── RECORDS

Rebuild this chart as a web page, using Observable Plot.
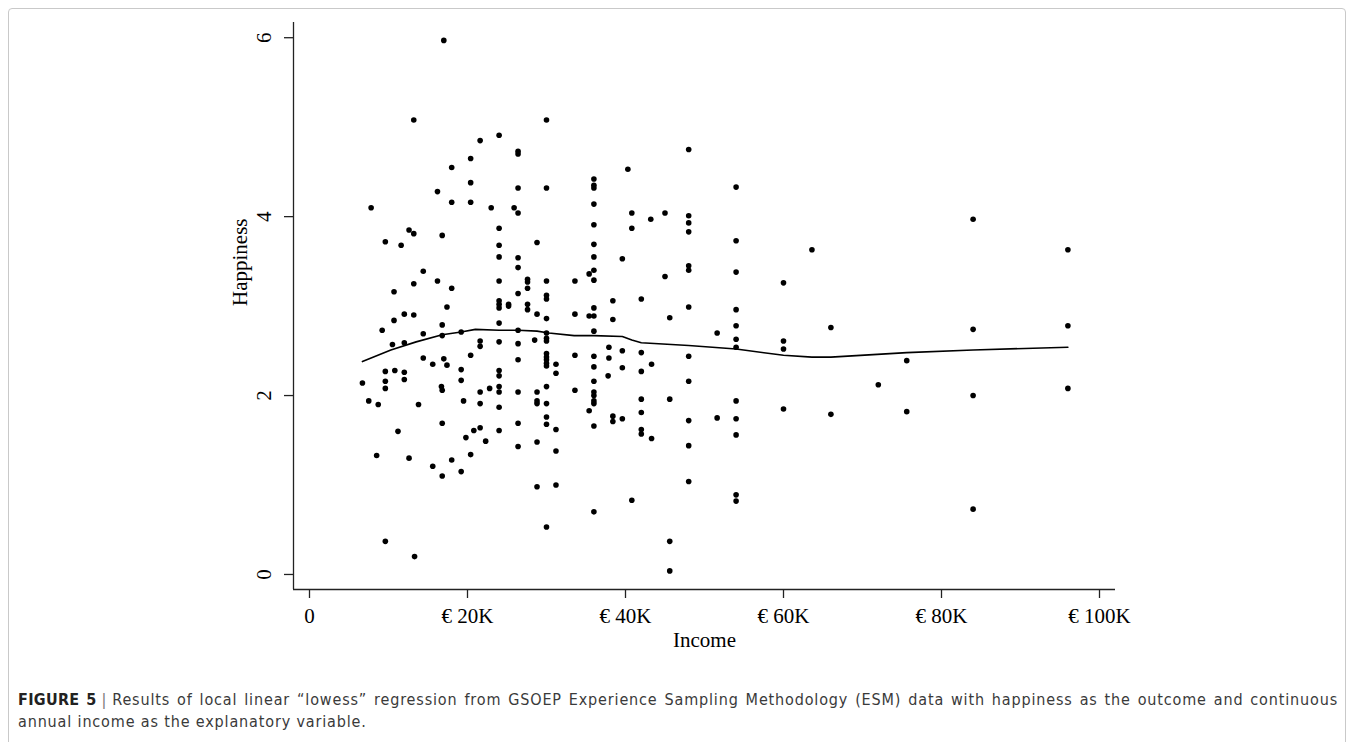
<!DOCTYPE html>
<html>
<head>
<meta charset="utf-8">
<script src="https://cdn.jsdelivr.net/npm/d3@7"></script>
<script src="https://cdn.jsdelivr.net/npm/@observablehq/plot@0.6"></script>
<style>
  html, body { margin: 0; padding: 0; background: #fff; }
  body { width: 1355px; height: 742px; position: relative; overflow: hidden; }
  #frame { position: absolute; left: 8px; top: 8px; width: 1338px; height: 740px; border: 1px solid #c9c9c9; border-radius: 4px; box-sizing: border-box; }
  #chart { position: absolute; left: 0; top: 0; }
  #caption { position: absolute; left: 18px; top: 689px; width: 1320px; font-family: "DejaVu Sans Condensed", "Liberation Sans Narrow", sans-serif; font-size: 16px; letter-spacing: 0.85px; line-height: 22px; color: #3a3a3a; }
  #caption .l1 { text-align: justify; text-align-last: justify; white-space: nowrap; }
  #caption b { color: #222; letter-spacing: 0.3px; }
  #caption .sep { color: #777; padding: 0 5px; }
</style>
</head>
<body>
<div id="frame"></div>
<div id="chart"></div>
<div id="caption">
  <div class="l1"><b>FIGURE 5</b><span class="sep">|</span>Results of local linear “lowess” regression from GSOEP Experience Sampling Methodology (ESM) data with happiness as the outcome and continuous</div>
  <div>annual income as the explanatory variable.</div>
</div>
<script>
// Annual income in thousand euros, and happiness score, for each respondent
const incomeK = [
  17.0, 13.2, 30.0, 24.0, 21.6, 26.4, 26.4, 20.4, 18.0, 20.4,
  26.4, 30.0, 16.2, 7.8, 18.0, 20.4, 23.0, 25.9, 26.4, 24.0,
  12.6, 13.2, 9.6, 11.6, 16.8, 28.8, 24.0, 24.0, 26.4, 26.4,
  14.4, 16.2, 24.0, 27.6, 27.6, 30.0, 13.2, 18.0, 10.7, 26.4,
  27.6, 30.0, 30.0, 24.0, 24.0, 24.0, 25.2, 25.2, 17.4, 12.0,
  13.2, 27.6, 27.6, 28.8, 30.0, 10.7, 9.2, 16.8, 16.8, 14.4,
  10.5, 12.0, 19.2, 24.0, 21.6, 21.6, 24.0, 26.4, 26.4, 26.4,
  28.5, 30.0, 30.0, 30.0, 30.0, 30.0, 30.0, 30.0, 30.0, 14.4,
  15.6, 17.0, 17.4, 20.4, 19.2, 19.2, 6.7, 9.6, 9.6, 9.6,
  10.8, 12.0, 12.0, 16.7, 16.8, 21.6, 21.6, 22.8, 24.0, 24.0,
  24.0, 24.0, 24.0, 26.4, 28.8, 28.8, 28.8, 30.0, 30.0, 30.0,
  30.0, 7.5, 8.7, 13.8, 19.5, 11.2, 16.8, 19.8, 20.8, 21.6,
  22.3, 24.0, 26.4, 26.4, 28.8, 8.5, 12.6, 15.6, 16.8, 18.0,
  19.2, 20.4, 28.8, 30.0, 9.6, 13.3, 48.0, 40.3, 36.0, 36.0,
  36.0, 54.0, 36.0, 40.8, 45.0, 43.2, 48.0, 48.0, 48.0, 36.0,
  40.8, 54.0, 36.0, 36.0, 39.6, 36.0, 35.4, 48.0, 48.0, 45.0,
  54.0, 33.6, 36.0, 60.0, 38.4, 42.0, 33.6, 35.4, 36.0, 36.0,
  38.4, 45.6, 48.0, 54.0, 54.0, 51.6, 36.0, 54.0, 60.0, 37.9,
  54.0, 60.0, 31.2, 31.2, 33.6, 36.0, 36.0, 37.9, 39.6, 39.6,
  42.0, 42.0, 43.3, 48.0, 48.0, 31.2, 31.2, 31.2, 33.6, 35.4,
  36.0, 36.0, 36.0, 36.0, 36.0, 36.0, 36.0, 37.8, 38.4, 38.4,
  39.6, 40.8, 42.0, 42.0, 42.0, 42.0, 43.3, 45.6, 45.6, 45.6,
  48.0, 48.0, 48.0, 51.6, 54.0, 54.0, 54.0, 54.0, 54.0, 60.0,
  84.0, 63.6, 96.0, 66.0, 84.0, 96.0, 75.6, 72.0, 84.0, 96.0,
  66.0, 75.6, 84.0
];
const happiness = [
  5.97, 5.08, 5.08, 4.91, 4.85, 4.73, 4.70, 4.65, 4.55, 4.38,
  4.32, 4.32, 4.28, 4.10, 4.16, 4.16, 4.10, 4.10, 4.04, 3.87,
  3.85, 3.81, 3.72, 3.68, 3.79, 3.71, 3.68, 3.55, 3.54, 3.43,
  3.39, 3.28, 3.28, 3.30, 3.27, 3.28, 3.25, 3.20, 3.16, 3.14,
  3.20, 3.12, 3.08, 3.06, 3.02, 2.98, 3.02, 3.00, 2.99, 2.91,
  2.90, 3.02, 2.96, 2.91, 2.86, 2.84, 2.73, 2.79, 2.67, 2.69,
  2.57, 2.59, 2.71, 2.81, 2.61, 2.55, 2.60, 2.73, 2.58, 2.40,
  2.62, 2.70, 2.64, 2.61, 2.47, 2.43, 2.40, 2.36, 2.33, 2.42,
  2.35, 2.41, 2.34, 2.45, 2.29, 2.17, 2.14, 2.27, 2.16, 2.08,
  2.28, 2.26, 2.18, 2.10, 2.06, 2.04, 1.91, 2.08, 2.28, 2.22,
  2.10, 2.04, 1.87, 2.04, 2.04, 1.94, 1.91, 2.10, 1.91, 1.76,
  1.68, 1.94, 1.90, 1.90, 1.94, 1.60, 1.69, 1.53, 1.61, 1.64,
  1.49, 1.61, 1.69, 1.43, 1.48, 1.33, 1.30, 1.21, 1.10, 1.28,
  1.15, 1.34, 0.98, 0.53, 0.37, 0.20, 4.75, 4.53, 4.42, 4.35,
  4.32, 4.33, 4.14, 4.04, 4.04, 3.97, 4.01, 3.93, 3.83, 3.91,
  3.87, 3.73, 3.69, 3.55, 3.53, 3.40, 3.36, 3.45, 3.40, 3.33,
  3.38, 3.28, 3.29, 3.26, 3.06, 3.08, 2.91, 2.89, 2.89, 2.98,
  2.85, 2.87, 2.99, 2.96, 2.78, 2.70, 2.72, 2.63, 2.61, 2.54,
  2.54, 2.52, 2.35, 2.25, 2.45, 2.44, 2.32, 2.42, 2.50, 2.31,
  2.48, 2.27, 2.35, 2.44, 2.16, 1.62, 1.38, 1.00, 2.06, 1.83,
  2.16, 2.04, 2.00, 1.94, 1.91, 1.66, 0.70, 2.22, 1.77, 1.71,
  1.74, 0.83, 1.96, 1.81, 1.62, 1.57, 1.52, 1.96, 0.37, 0.04,
  1.72, 1.44, 1.04, 1.75, 1.94, 1.74, 1.56, 0.89, 0.82, 1.85,
  3.97, 3.63, 3.63, 2.76, 2.74, 2.78, 2.39, 2.12, 2.00, 2.08,
  1.79, 1.82, 0.73
];

// Lowess fit (thousand euros, happiness)
const lowessIncomeK = [6.7, 10.3, 13.5, 16.8, 19.2, 21.0, 24.0, 26.4, 28.8, 30.3, 33.5, 36.0, 39.6, 40.8, 42.0, 48.0, 54.0, 60.0, 63.6, 66.0, 75.6, 84.0, 96.0];
const lowessHappiness = [2.38, 2.51, 2.60, 2.68, 2.71, 2.74, 2.73, 2.73, 2.72, 2.70, 2.67, 2.67, 2.66, 2.62, 2.59, 2.56, 2.52, 2.45, 2.43, 2.43, 2.48, 2.51, 2.54];

const xTicks = [0, 20, 40, 60, 80, 100];
const yTicks = [0, 2, 4, 6];
const xDomain = [-2.025, 102.025];
const yDomain = [-0.168, 6.17];
const xTitle = "Income";
const yTitle = "Happiness";

const points = incomeK.map((x, i) => ({x, y: happiness[i]}));
const fit = lowessIncomeK.map((x, i) => ({x, y: lowessHappiness[i]}));

const chart = Plot.plot({
  width: 1355,
  height: 660,
  marginLeft: 293,
  marginRight: 240,
  marginTop: 22,
  marginBottom: 71,
  style: {fontFamily: "'Liberation Serif', 'Times New Roman', serif", fontSize: "21px", color: "#000", background: "transparent"},
  x: {domain: xDomain},
  y: {domain: yDomain},
  marks: [
    Plot.ruleX([xDomain[0]], {stroke: "#222", strokeWidth: 1.3}),
    Plot.ruleY([yDomain[0]], {stroke: "#222", strokeWidth: 1.3}),
    Plot.axisX({ticks: xTicks, tickFormat: d => d === 0 ? "0" : "€ " + d + "K", tickSize: 9, tickPadding: 10, label: null, stroke: "#222", strokeWidth: 1.3}),
    Plot.axisY({ticks: yTicks, tickFormat: d => String(d), tickSize: 9, tickPadding: 14, tickRotate: -90, label: null, stroke: "#222", strokeWidth: 1.3}),
    Plot.text([xTitle], {text: d => d, frameAnchor: "bottom", dy: 57, fontSize: 21}),
    Plot.text([yTitle], {text: d => d, frameAnchor: "left", rotate: -90, dx: -53, fontSize: 21}),
    Plot.dot(points, {x: "x", y: "y", r: 2.8, fill: "#000", stroke: "none"}),
    Plot.line(fit, {x: "x", y: "y", stroke: "#000", strokeWidth: 1.6})
  ]
});
document.getElementById("chart").appendChild(chart);
</script>
</body>
</html>
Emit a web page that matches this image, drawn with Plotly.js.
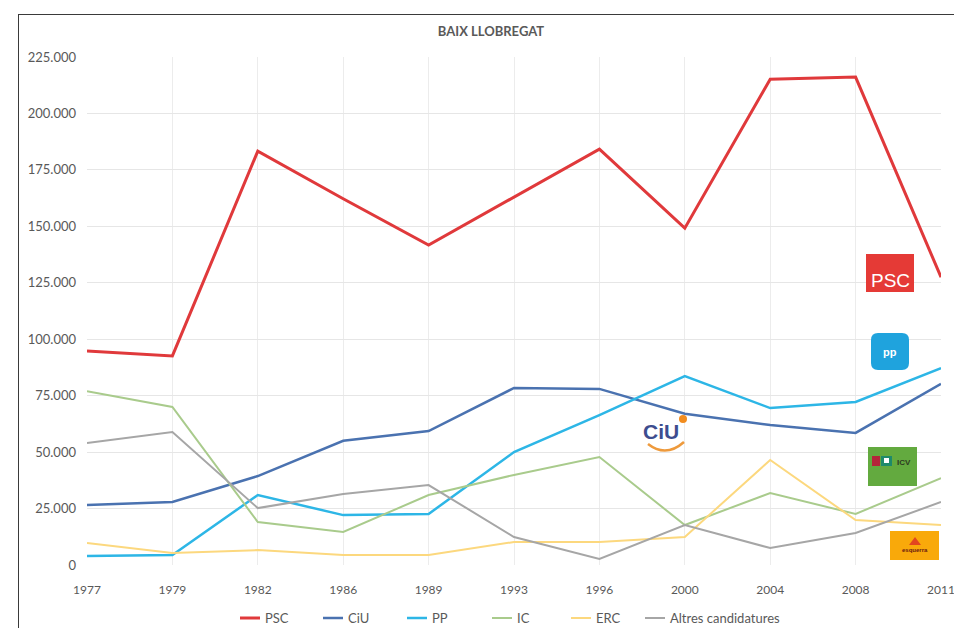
<!DOCTYPE html>
<html>
<head>
<meta charset="utf-8">
<script src="https://cdn.plot.ly/plotly-3.0.1.min.js"></script>
<style>
  html, body { margin: 0; padding: 0; background: #fff; }
  #wrap { position: relative; width: 954px; height: 628px; overflow: hidden; }
  #chart { position: absolute; left: 0; top: 0; width: 954px; height: 628px; }
  #frame {
    position: absolute; left: 18px; top: 14px; right: -2px; bottom: -2px;
    border-left: 1px solid #3a3a3a; border-top: 1px solid #3a3a3a;
    pointer-events: none;
  }
</style>
</head>
<body>
<div id="wrap">
  <div id="chart"></div>
  <div id="frame"></div>
</div>
<script>
// ------------------------------
// Data (votes per party, Baix Llobregat)
// ------------------------------
const years = ["1977", "1979", "1982", "1986", "1989", "1993", "1996", "2000", "2004", "2008", "2011"];

const psc    = [94800, 92600, 183300, 162200, 141700, 163000, 184200, 149200, 215200, 216100, 127500];
const ciu    = [26600, 27900, 39400, 55000, 59300, 78400, 78000, 67000, 62000, 58500, 80200];
const pp     = [4000, 4400, 31000, 22100, 22600, 50000, 66400, 83700, 69500, 72200, 87200];
const ic     = [77000, 70000, 19000, 14600, 31000, 39900, 47800, 17700, 31900, 22600, 38500];
const erc    = [9700, 5300, 6600, 4400, 4400, 10200, 10200, 12400, 46500, 19900, 17700];
const altres = [54000, 58900, 25200, 31400, 35400, 12400, 2700, 17700, 7500, 14200, 27900];

const seriesNames  = ["PSC", "CiU", "PP", "IC", "ERC", "Altres candidatures"];
const seriesColors = ["#e0393b", "#4a72b0", "#2db6e6", "#a9cb8c", "#fcd87e", "#a6a6a6"];
const seriesWidths = [3, 2.5, 2.5, 2, 2, 2];

// ------------------------------
// Helpers (pixel -> paper coords for legend and logo decorations)
// ------------------------------
const L = 87, R = 941, T = 57, B = 565;
const px = x => (x - L) / (R - L);
const py = y => (B - y) / (B - T);

function rect(x0, y0, x1, y1, fill) {
  return { type: "rect", xref: "paper", yref: "paper",
    x0: px(x0), x1: px(x1), y0: py(y1), y1: py(y0),
    fillcolor: fill, line: { width: 0 }, layer: "above" };
}

function label(x, y, text, size, color, bold, anchor) {
  return { xref: "paper", yref: "paper", x: px(x), y: py(y),
    text: bold ? "<b>" + text + "</b>" : text, showarrow: false,
    font: { family: "Liberation Sans, Arial, sans-serif", size: size, color: color },
    xanchor: anchor || "center", yanchor: "middle" };
}

function roundRect(x0, y0, x1, y1, r, fill) {
  const p = [
    `M ${px(x0 + r)} ${py(y0)}`,
    `L ${px(x1 - r)} ${py(y0)}`,
    `Q ${px(x1)} ${py(y0)} ${px(x1)} ${py(y0 + r)}`,
    `L ${px(x1)} ${py(y1 - r)}`,
    `Q ${px(x1)} ${py(y1)} ${px(x1 - r)} ${py(y1)}`,
    `L ${px(x0 + r)} ${py(y1)}`,
    `Q ${px(x0)} ${py(y1)} ${px(x0)} ${py(y1 - r)}`,
    `L ${px(x0)} ${py(y0 + r)}`,
    `Q ${px(x0)} ${py(y0)} ${px(x0 + r)} ${py(y0)} Z`
  ].join(" ");
  return { type: "path", xref: "paper", yref: "paper", path: p,
    fillcolor: fill, line: { width: 0 }, layer: "above" };
}

// ------------------------------
// Traces
// ------------------------------
const allValues = [psc, ciu, pp, ic, erc, altres];
const traces = allValues.map((vals, i) => ({
  type: "scatter",
  mode: "lines",
  x: years,
  y: vals,
  name: seriesNames[i],
  line: { color: seriesColors[i], width: seriesWidths[i] },
  hovertemplate: "%{x}<br>%{y:,d}<extra>" + seriesNames[i] + "</extra>",
}));

// ------------------------------
// Legend (drawn by hand, Excel-style short line + label)
// ------------------------------
const legendX = [240, 323, 407, 492, 571, 645];
const legendY = 618;
const shapes = [];
const annotations = [];
seriesNames.forEach((name, i) => {
  shapes.push({ type: "line", xref: "paper", yref: "paper",
    x0: px(legendX[i]), x1: px(legendX[i] + 20), y0: py(legendY), y1: py(legendY),
    line: { color: seriesColors[i], width: seriesWidths[i] } });
  annotations.push({ xref: "paper", yref: "paper",
    x: px(legendX[i] + 23), y: py(legendY), text: name, showarrow: false,
    xanchor: "left", yanchor: "middle",
    font: { size: 13, color: "#595959" } });
});

// ------------------------------
// Logos (drawn with shapes + text)
// ------------------------------
shapes.push(
  rect(866, 254, 914, 292, "#e53a36"),
  roundRect(871, 333, 909, 370, 7, "#1fa3dd"),
  rect(868, 447, 917, 486, "#63aa3f"),
  rect(872, 456, 880, 466, "#b5253a"),
  rect(881, 456, 892, 466, "#1e8a6a"),
  rect(884, 458, 889, 463, "#ffffff"),
  rect(890, 531, 939, 560, "#f9a90a"),
  { type: "path", xref: "paper", yref: "paper",
    path: `M ${px(909)} ${py(545)} L ${px(915)} ${py(537)} L ${px(921)} ${py(545)} Z`,
    fillcolor: "#e2461f", line: { width: 0 }, layer: "above" },
  // CiU smile + dot
  { type: "path", xref: "paper", yref: "paper",
    path: `M ${px(648)} ${py(444)} Q ${px(666)} ${py(458)} ${px(684)} ${py(442)}`,
    line: { color: "#ee9a3c", width: 2.5 }, layer: "above" },
  { type: "circle", xref: "paper", yref: "paper",
    x0: px(679), x1: px(687), y0: py(423), y1: py(415),
    fillcolor: "#f28c1e", line: { width: 0 }, layer: "above" }
);

annotations.push(
  label(890, 280, "PSC", 19, "#ffffff", false),
  label(890, 352, "pp", 11, "#ffffff", true),
  label(904, 462, "ICV", 8, "#2d3a1f", true),
  label(915, 550, "esquerra", 6, "#6b1a10", true),
  label(661, 431, "CiU", 21, "#3d4d8f", true)
);

// ------------------------------
// Layout
// ------------------------------
const layout = {
  width: 954,
  height: 628,
  margin: { l: L, r: 954 - R, t: T, b: 628 - B },
  paper_bgcolor: "#ffffff",
  plot_bgcolor: "#ffffff",
  separators: ",.",
  font: { family: "Lato, 'Open Sans', sans-serif", size: 11, color: "#595959" },
  title: {
    text: "BAIX LLOBREGAT",
    font: { size: 13, color: "#595959", weight: "bold" },
    x: 491 / 954, xref: "container", xanchor: "center",
    y: 1 - 31 / 628, yref: "container", yanchor: "middle",
  },
  xaxis: {
    type: "category",
    range: [0, 10],
    showgrid: true,
    gridcolor: "#ececec",
    showline: false,
    zeroline: false,
    ticks: "",
    ticklabelstandoff: 16,
    tickfont: { size: 12, color: "#595959" },
  },
  yaxis: {
    range: [0, 225000],
    dtick: 25000,
    tickformat: ",d",
    showgrid: true,
    gridcolor: "#e6e6e6",
    zeroline: false,
    showline: false,
    ticks: "",
    ticklabelstandoff: 10,
    tickfont: { size: 13, color: "#595959" },
  },
  showlegend: false,
  shapes: shapes,
  annotations: annotations,
};

Plotly.newPlot("chart", traces, layout, { displayModeBar: false, responsive: false });
</script>
</body>
</html>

────

### AIM OF THE TASK
Show the lines of the data that hold the word "this".

### CORRECT ANSWER
Rebuild this chart as a web page, using Observable Plot.
Emit a web page that matches this image, drawn with Plotly.js.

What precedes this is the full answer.